2. Ignoring System-Wide Impacts: Engineering a component without understanding the full Earth system leads to unintended consequences. For instance, early CCS proposals focused solely on capture efficiency without fully modeling potential leakage from storage reservoirs over centuries. Similarly, SRM proposals to cool the globe might severely reduce precipitation in vulnerable agricultural regions. Rigorous modeling and a humble acknowledgment of system complexity are essential to avoid creating new crises.
3. Confusing Techno-Feasibility with Practical Deployment: A concept that works in a lab or model is far from a deployed solution. Engineers must grapple with "real-world" constraints: the staggering material and energy requirements for global-scale DAC, the international legal frameworks for CO₂ pipelines and storage, and the manufacturing capacity needed to build a fleet of stratospheric aircraft.
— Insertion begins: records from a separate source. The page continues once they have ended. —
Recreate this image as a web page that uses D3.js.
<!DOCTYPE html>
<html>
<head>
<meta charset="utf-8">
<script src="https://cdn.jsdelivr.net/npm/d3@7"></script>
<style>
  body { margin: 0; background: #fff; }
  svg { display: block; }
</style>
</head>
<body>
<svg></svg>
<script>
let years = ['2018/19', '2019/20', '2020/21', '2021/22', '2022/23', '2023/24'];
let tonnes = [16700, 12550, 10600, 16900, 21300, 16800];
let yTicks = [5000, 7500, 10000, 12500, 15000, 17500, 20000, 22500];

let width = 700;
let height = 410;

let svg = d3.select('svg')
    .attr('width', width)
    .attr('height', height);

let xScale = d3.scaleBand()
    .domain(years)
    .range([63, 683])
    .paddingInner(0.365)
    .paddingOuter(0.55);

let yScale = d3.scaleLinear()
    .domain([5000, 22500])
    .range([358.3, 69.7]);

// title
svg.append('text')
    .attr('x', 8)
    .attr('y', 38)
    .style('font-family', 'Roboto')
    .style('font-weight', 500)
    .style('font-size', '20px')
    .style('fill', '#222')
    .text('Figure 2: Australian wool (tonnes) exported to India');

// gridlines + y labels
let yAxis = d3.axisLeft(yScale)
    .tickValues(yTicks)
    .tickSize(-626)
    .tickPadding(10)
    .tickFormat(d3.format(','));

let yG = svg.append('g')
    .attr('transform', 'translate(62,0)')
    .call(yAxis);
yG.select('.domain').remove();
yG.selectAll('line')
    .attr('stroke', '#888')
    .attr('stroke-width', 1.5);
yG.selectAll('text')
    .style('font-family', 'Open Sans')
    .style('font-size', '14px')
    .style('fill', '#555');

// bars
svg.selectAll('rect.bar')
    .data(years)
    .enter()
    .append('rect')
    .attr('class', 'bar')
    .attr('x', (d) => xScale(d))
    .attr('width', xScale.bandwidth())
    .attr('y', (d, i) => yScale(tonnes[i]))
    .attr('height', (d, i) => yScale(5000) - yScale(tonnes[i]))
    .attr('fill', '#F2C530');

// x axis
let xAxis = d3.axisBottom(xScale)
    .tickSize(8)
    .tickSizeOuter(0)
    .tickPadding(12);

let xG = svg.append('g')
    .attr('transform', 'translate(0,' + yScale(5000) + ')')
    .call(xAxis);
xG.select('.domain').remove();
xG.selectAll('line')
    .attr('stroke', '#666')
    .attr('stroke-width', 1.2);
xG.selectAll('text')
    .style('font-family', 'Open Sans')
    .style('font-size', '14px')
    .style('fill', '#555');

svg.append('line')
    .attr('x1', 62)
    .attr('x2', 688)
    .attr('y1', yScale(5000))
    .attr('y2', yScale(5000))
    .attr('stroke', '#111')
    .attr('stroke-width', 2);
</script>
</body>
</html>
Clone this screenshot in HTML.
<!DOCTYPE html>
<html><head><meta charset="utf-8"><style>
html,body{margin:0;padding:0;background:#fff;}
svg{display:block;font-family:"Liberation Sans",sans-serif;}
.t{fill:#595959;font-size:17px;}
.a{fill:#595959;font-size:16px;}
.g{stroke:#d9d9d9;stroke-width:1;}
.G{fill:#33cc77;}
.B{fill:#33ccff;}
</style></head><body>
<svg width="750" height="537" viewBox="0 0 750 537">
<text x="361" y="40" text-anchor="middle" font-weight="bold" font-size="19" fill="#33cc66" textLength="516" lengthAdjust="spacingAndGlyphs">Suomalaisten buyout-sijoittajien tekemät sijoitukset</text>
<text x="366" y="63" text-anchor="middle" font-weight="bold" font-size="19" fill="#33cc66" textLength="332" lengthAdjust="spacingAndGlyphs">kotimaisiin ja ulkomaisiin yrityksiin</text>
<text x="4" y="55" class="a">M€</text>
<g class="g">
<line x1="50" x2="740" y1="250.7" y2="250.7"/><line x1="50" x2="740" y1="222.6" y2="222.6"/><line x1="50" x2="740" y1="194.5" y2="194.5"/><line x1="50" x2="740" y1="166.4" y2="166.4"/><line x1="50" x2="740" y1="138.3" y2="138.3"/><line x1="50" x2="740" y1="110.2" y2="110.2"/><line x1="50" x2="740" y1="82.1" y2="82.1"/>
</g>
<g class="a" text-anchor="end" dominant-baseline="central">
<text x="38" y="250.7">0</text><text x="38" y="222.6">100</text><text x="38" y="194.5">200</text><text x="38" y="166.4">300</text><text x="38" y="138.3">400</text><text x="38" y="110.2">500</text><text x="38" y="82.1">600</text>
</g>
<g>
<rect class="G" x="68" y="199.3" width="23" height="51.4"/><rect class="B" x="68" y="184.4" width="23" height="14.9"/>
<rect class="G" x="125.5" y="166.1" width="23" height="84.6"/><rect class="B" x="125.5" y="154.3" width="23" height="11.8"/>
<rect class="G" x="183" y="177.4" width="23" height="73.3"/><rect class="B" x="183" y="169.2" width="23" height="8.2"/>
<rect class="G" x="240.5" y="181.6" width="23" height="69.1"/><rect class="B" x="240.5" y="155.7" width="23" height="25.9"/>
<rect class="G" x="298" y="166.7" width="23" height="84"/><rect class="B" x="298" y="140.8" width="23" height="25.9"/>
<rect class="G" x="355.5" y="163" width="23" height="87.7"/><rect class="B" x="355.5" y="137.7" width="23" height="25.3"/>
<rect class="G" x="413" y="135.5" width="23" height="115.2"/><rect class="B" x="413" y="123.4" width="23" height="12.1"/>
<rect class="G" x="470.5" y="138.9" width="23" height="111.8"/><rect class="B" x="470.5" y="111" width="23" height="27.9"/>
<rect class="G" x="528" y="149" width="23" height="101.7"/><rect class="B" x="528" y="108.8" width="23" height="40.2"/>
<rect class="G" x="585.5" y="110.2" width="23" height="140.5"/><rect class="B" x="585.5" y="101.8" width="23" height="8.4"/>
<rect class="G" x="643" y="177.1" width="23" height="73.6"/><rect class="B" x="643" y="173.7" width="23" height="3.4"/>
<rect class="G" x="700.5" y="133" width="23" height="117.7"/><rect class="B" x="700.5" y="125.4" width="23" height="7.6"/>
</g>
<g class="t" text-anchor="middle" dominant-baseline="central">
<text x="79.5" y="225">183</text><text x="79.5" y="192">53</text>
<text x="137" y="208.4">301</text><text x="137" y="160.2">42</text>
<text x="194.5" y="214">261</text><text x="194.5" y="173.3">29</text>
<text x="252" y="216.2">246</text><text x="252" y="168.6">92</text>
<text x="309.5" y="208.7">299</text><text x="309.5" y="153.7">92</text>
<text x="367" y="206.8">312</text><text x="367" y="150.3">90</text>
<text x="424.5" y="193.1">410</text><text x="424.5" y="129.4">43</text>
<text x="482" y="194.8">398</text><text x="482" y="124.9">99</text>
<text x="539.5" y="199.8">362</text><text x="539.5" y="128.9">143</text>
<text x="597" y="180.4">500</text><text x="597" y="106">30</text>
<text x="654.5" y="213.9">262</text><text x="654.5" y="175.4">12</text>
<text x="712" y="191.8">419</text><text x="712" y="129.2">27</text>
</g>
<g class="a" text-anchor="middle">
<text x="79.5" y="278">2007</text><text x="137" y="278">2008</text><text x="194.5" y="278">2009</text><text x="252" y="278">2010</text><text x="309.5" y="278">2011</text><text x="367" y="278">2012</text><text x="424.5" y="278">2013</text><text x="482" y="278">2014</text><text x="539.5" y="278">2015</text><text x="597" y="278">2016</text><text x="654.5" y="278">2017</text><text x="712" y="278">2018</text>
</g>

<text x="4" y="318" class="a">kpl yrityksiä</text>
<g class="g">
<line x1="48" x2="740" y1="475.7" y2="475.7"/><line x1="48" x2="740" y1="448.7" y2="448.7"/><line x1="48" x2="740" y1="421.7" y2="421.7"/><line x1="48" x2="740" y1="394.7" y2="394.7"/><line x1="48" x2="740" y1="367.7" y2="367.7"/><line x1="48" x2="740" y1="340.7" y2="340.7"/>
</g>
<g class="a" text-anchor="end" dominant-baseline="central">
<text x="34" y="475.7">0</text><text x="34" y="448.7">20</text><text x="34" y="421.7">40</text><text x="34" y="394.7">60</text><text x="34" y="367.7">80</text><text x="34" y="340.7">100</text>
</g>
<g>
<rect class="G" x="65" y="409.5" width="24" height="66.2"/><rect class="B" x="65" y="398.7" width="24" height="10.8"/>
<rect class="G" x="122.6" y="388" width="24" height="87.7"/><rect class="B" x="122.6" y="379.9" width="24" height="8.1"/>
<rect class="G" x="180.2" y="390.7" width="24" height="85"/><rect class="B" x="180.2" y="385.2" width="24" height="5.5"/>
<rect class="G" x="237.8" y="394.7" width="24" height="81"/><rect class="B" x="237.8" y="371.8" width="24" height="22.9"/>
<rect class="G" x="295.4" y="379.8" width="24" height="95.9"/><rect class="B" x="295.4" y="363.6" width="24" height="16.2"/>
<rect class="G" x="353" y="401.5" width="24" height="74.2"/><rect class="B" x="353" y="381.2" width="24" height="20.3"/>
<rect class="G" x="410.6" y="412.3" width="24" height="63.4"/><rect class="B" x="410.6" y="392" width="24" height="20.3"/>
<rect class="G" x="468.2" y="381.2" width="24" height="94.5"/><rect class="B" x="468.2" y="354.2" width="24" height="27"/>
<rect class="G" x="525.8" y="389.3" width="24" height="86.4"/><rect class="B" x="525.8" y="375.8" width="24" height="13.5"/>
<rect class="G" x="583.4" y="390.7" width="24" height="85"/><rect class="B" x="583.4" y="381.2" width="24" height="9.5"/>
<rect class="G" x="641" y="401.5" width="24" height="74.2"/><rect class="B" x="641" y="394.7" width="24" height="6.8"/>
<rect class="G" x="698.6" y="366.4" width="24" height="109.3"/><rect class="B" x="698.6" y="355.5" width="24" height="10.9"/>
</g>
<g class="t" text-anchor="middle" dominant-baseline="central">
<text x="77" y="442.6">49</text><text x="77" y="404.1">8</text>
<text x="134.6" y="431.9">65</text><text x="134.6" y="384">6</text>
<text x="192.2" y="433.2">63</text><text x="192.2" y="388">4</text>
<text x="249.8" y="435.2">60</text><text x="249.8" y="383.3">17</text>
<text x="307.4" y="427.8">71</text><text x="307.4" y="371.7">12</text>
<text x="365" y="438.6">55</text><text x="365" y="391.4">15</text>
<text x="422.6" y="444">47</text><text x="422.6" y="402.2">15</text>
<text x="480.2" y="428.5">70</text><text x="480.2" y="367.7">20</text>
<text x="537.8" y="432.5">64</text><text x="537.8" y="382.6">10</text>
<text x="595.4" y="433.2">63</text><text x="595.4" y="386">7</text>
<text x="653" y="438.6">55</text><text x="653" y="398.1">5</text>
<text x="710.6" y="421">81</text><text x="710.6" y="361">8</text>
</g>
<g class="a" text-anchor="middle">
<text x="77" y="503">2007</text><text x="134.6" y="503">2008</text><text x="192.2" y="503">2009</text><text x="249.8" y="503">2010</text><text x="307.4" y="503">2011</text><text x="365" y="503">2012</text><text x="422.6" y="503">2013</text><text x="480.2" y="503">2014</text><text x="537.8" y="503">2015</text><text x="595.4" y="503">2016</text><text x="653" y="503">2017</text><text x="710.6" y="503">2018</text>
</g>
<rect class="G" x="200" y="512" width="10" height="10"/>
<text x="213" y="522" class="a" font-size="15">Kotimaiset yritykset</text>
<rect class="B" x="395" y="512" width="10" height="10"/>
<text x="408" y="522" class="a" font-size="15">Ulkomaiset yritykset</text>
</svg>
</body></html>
Underestimating these logistical, economic, and political hurdles is a common error in early-stage enthusiasm.

Summary

• Climate science engineering is the applied discipline of designing and evaluating technological systems to mitigate climate change, using tools like General Circulation Models (GCMs) to simulate interventions.
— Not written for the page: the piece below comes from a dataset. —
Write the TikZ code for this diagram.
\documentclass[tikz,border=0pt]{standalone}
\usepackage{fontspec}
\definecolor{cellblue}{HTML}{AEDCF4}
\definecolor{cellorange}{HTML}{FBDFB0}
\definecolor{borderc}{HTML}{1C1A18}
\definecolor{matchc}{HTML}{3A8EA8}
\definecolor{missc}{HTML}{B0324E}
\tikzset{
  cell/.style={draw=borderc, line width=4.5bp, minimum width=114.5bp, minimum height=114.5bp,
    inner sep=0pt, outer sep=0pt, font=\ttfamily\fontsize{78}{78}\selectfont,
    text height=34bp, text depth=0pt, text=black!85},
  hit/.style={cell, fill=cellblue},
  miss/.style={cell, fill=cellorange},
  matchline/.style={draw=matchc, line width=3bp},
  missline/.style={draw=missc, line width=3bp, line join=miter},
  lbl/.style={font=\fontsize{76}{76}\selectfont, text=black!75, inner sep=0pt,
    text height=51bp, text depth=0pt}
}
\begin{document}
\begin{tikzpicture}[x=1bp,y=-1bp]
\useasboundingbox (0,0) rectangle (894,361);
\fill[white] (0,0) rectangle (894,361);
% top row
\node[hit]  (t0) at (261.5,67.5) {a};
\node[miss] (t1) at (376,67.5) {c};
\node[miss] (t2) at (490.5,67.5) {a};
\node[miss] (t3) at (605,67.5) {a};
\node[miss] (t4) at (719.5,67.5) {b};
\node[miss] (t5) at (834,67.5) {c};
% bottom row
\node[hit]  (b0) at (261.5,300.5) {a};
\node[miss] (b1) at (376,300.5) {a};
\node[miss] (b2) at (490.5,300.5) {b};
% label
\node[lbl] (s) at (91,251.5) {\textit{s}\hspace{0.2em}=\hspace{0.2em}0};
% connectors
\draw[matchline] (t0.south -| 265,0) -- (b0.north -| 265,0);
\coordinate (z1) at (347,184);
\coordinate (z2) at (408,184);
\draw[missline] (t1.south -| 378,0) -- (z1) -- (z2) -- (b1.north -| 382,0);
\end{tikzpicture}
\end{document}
• Carbon Capture and Storage (CCS) targets emissions at industrial sources, while Direct Air Capture (DAC) aims to remove historical CO₂ from the ambient air; both face significant energy and scalability challenges.
• Geoengineering, particularly Solar Radiation Management (SRM) concepts like stratospheric aerosol injection, proposes to directly alter the Earth's energy balance but carries severe risks of regional climate disruption and ethical dilemmas.
• Successful climate engineering requires a systems-thinking approach that avoids technological monocultures, rigorously assesses second- and third-order impacts, and honestly appraises the monumental practical hurdles between a promising concept and global implementation.